VR immerses the user into a world that has been captured or synthetically created in advance and enables services such as virtual tourism. VR experiences may range from three-degrees-of-freedom omnidirectional media, where the user can peek around in a virtual environment from a single viewing position, to six-degrees-of-freedom volumetric media, where the user can also freely select his or her viewing position. Latency requirements of VR are often less stringent than those of MR.
MPEG immersive media standards
The ISO/IEC 23090 standard family, also known as MPEG-I, contains media compression and systems for representation and carriage of immersive media. The MPEG-I standards facilitate a wide variety of interoperable VR and MR services. As of today, the following ten International Standards of this family have been published or technically finalized, i.e., reached the Final Draft status:
- Part 2: Omnidirectional media format (OMAF)
- Part 3: Versatile video coding (VVC)
- Part 5: Visual volumetric video-based coding (V3C) and video-based point cloud compression (V-PCC)
- Part 6: Immersive media metrics
- Part 7: Immersive media metadata
- Part 8: Network based media processing (NBMP)
- Part 9: Geometry-based point cloud compression (G-PCC)
- Part 10: Carriage of visual volumetric video-based coding data
- Part 12: MPEG immersive video (MIV)
- Part 14: Scene description
OMAF specifies the media format for coding, storage, delivery, and rendering of omnidirectional media, including video, audio, images, and timed text. It is mainly targeted at facilitating interoperability of VR content, devices, and services. Among other things, OMAF specifies metadata for 360° image and video files so that all entities from content authoring to playback can use the same VR metadata and are interoperable with each other. MPEG-I Part 7 collects some OMAF metadata for potential usage beyond file storage and streaming and is planned to be extended towards MR.
VVC is the latest video coding standard with superior compression performance. While VVC suits any video content types, it was developed with specific focus on 360° video. Moreover, VVC achieves very low end-to-end delay since all VVC decoders include a feature known as Gradual Decoding Refresh (GDR). I have introduced VVC in my previous blog and subsequently I also discussed its benefits over earlier video coding formats.
V3C is the base format for patch-based volumetric video representations. Any video codec, such as VVC, can be used as the underlying compression technology for V3C. The V-PCC format builds on V3C and is used for compression of three-dimensional (3D) moving point clouds, such as a lifelike 3D person capture. More information on V3C and V-PCC is available in the blog by Sebastian Schwarz. Another format using V3C as the basis is the MIV standard, which enables six-degrees-of-freedom omnidirectional video. To complement the V3C, V-PCC and MIV compression formats, MPEG-I Part 10 specifies their file storage and streaming carriage. While V-PCC uses any video codec as underlying compression technology, G-PCC specifies a compression format dedicated to point clouds.
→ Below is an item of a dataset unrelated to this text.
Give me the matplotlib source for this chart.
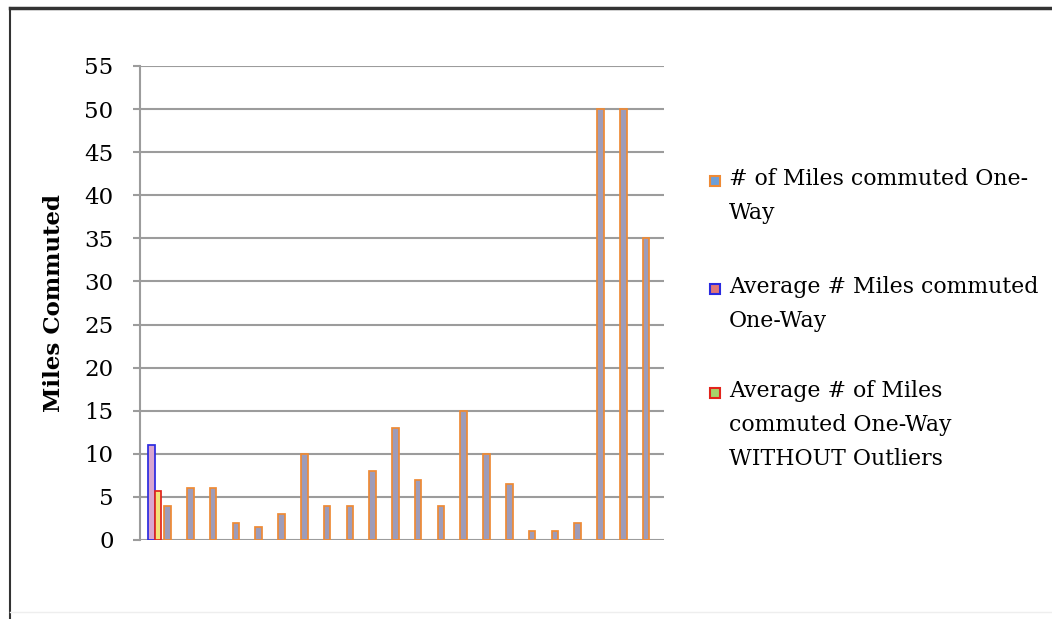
import matplotlib
matplotlib.use('Agg')
import matplotlib.pyplot as plt
from matplotlib.patches import Rectangle
from matplotlib.lines import Line2D

# one-way commute distances per respondent (miles)
miles_one_way = [4, 6, 6, 2, 1.5, 3, 10, 4, 4, 8, 13, 7, 4, 15, 10, 6.5, 1, 1, 2, 50, 50, 35]
avg_all = [11.05]
avg_no_outliers = [5.68]

series_labels = [
    "# of Miles commuted One-\nWay",
    "Average # Miles commuted\nOne-Way",
    "Average # of Miles\ncommuted One-Way\nWITHOUT Outliers",
]
edge_colors = ["#ee8a35", "#2a2ae0", "#e2241c"]
bar_fills = ["#9e9cb9", "#d9a6cf", "#f2e27a"]
legend_fills = ["#6d9fd9", "#e07676", "#a6d46a"]

FONT = "DejaVu Serif"
W, H = 1052, 619

fig = plt.figure(figsize=(W / 100, H / 100), dpi=100)
ax = fig.add_axes([140 / W, 1 - 540 / H, 524 / W, 474 / H])

w = 0.29
cats = list(range(1, len(miles_one_way) + 1))
ax.bar([c - w for c in cats], miles_one_way, width=w, color=bar_fills[0],
       edgecolor=edge_colors[0], linewidth=1.25, zorder=3)
ax.bar([0], avg_all, width=w, color=bar_fills[1],
       edgecolor=edge_colors[1], linewidth=1.25, zorder=3)
ax.bar([w], avg_no_outliers, width=w, color=bar_fills[2],
       edgecolor=edge_colors[2], linewidth=1.25, zorder=3)

ax.set_xlim(-0.5, len(miles_one_way) + 0.5)
ax.set_ylim(0, 55)
ax.set_yticks(range(0, 56, 5))
ax.set_xticks([])
ax.yaxis.grid(True, color="#9c9c9c", linewidth=1.5, zorder=0)
for side in ["top", "right", "bottom"]:
    ax.spines[side].set_visible(False)
ax.spines["left"].set_color("#9c9c9c")
ax.spines["left"].set_linewidth(1.5)
ax.tick_params(axis="y", length=5, width=1.5, color="#9c9c9c", pad=14,
               labelsize=16.5)
for t in ax.get_yticklabels():
    t.set_fontfamily(FONT)
ax.set_ylabel("Miles Commuted", fontfamily=FONT, fontweight="bold",
              fontsize=16.5, labelpad=14)

# legend drawn by hand so each marker sits on the first line of its label
legend_tops = [168, 276, 380]
for top, label, ec, fc in zip(legend_tops, series_labels, edge_colors, legend_fills):
    fig.patches.append(Rectangle((710 / W, 1 - (top + 18) / H), 10 / W, 10 / H,
                                 transform=fig.transFigure, facecolor=fc,
                                 edgecolor=ec, linewidth=1.5))
    fig.text(729 / W, 1 - top / H, label, ha="left", va="top",
             fontfamily=FONT, fontsize=15.8, linespacing=1.72)

# frame around the chart
fig.add_artist(Line2D([10 / W, 1], [1 - 8 / H, 1 - 8 / H], color="#333333",
                      linewidth=2.5, transform=fig.transFigure))
fig.add_artist(Line2D([10 / W, 10 / W], [1 - 8 / H, 0], color="#333333",
                      linewidth=1.5, transform=fig.transFigure))
fig.add_artist(Line2D([10 / W, 1], [1 - 612 / H, 1 - 612 / H], color="#eeeeee",
                      linewidth=1, transform=fig.transFigure))

fig.savefig("out.png", dpi=100)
Parts 6 and 8 of MPEG-I take part in creating network-enabled immersive services. NBMP provides interfaces to set up media processing pipelines in the network. MPEG-I Part 6 specifies quality metrics for immersive media, which may be used for measuring and optimizing a service delivered over a network.
While MPEG leads the development of standardized audio-visual compression technologies, there are other organizations developing different aspects of VR and MR. The Khronos group has published the glTF format for representing 3D scenes and models. MPEG-I Part 14 specifies how MPEG media codecs and MPEG container formats are integrated to a glTF model.
Nokia is the leader in MPEG immersive media standards
Nokia is committed to licensing its patents essential to the implementation of MPEG-I standards under RAND terms. We believe in a fair licensing approach that strikes a balance between the needs of those who develop and contribute technologies to standards and those who implement them.
According to the ISO patent declaration database, 36 companies or organizations have provided patent statement and licensing declarations against the published or technically finalized MPEG immersive media standards.
Nokia has provided patent statement and licensing declarations against 8 out of the 10 published or technically finalized MPEG-I standards. This exceeds the number of standards against which any other company or organization has declared by a clear margin.
Nokia’s patent statements against the MPEG-I standards are a clear indication that our research and standardization efforts on immersive media have the broadest coverage among all participating companies and organizations. Furthermore, Nokia's innovations have been widely incorporated in the MPEG immersive media standards.
But the work does not stop. The MPEG-I standard family keeps on evolving. For example, the Immersive Audio standard project has recently entered its collaborative standardization phase where Nokia will once again play a leading role. We continue our extensive research, technology development and standardization efforts on immersive media to help create a more sustainable, more efficient and a more enjoyable world.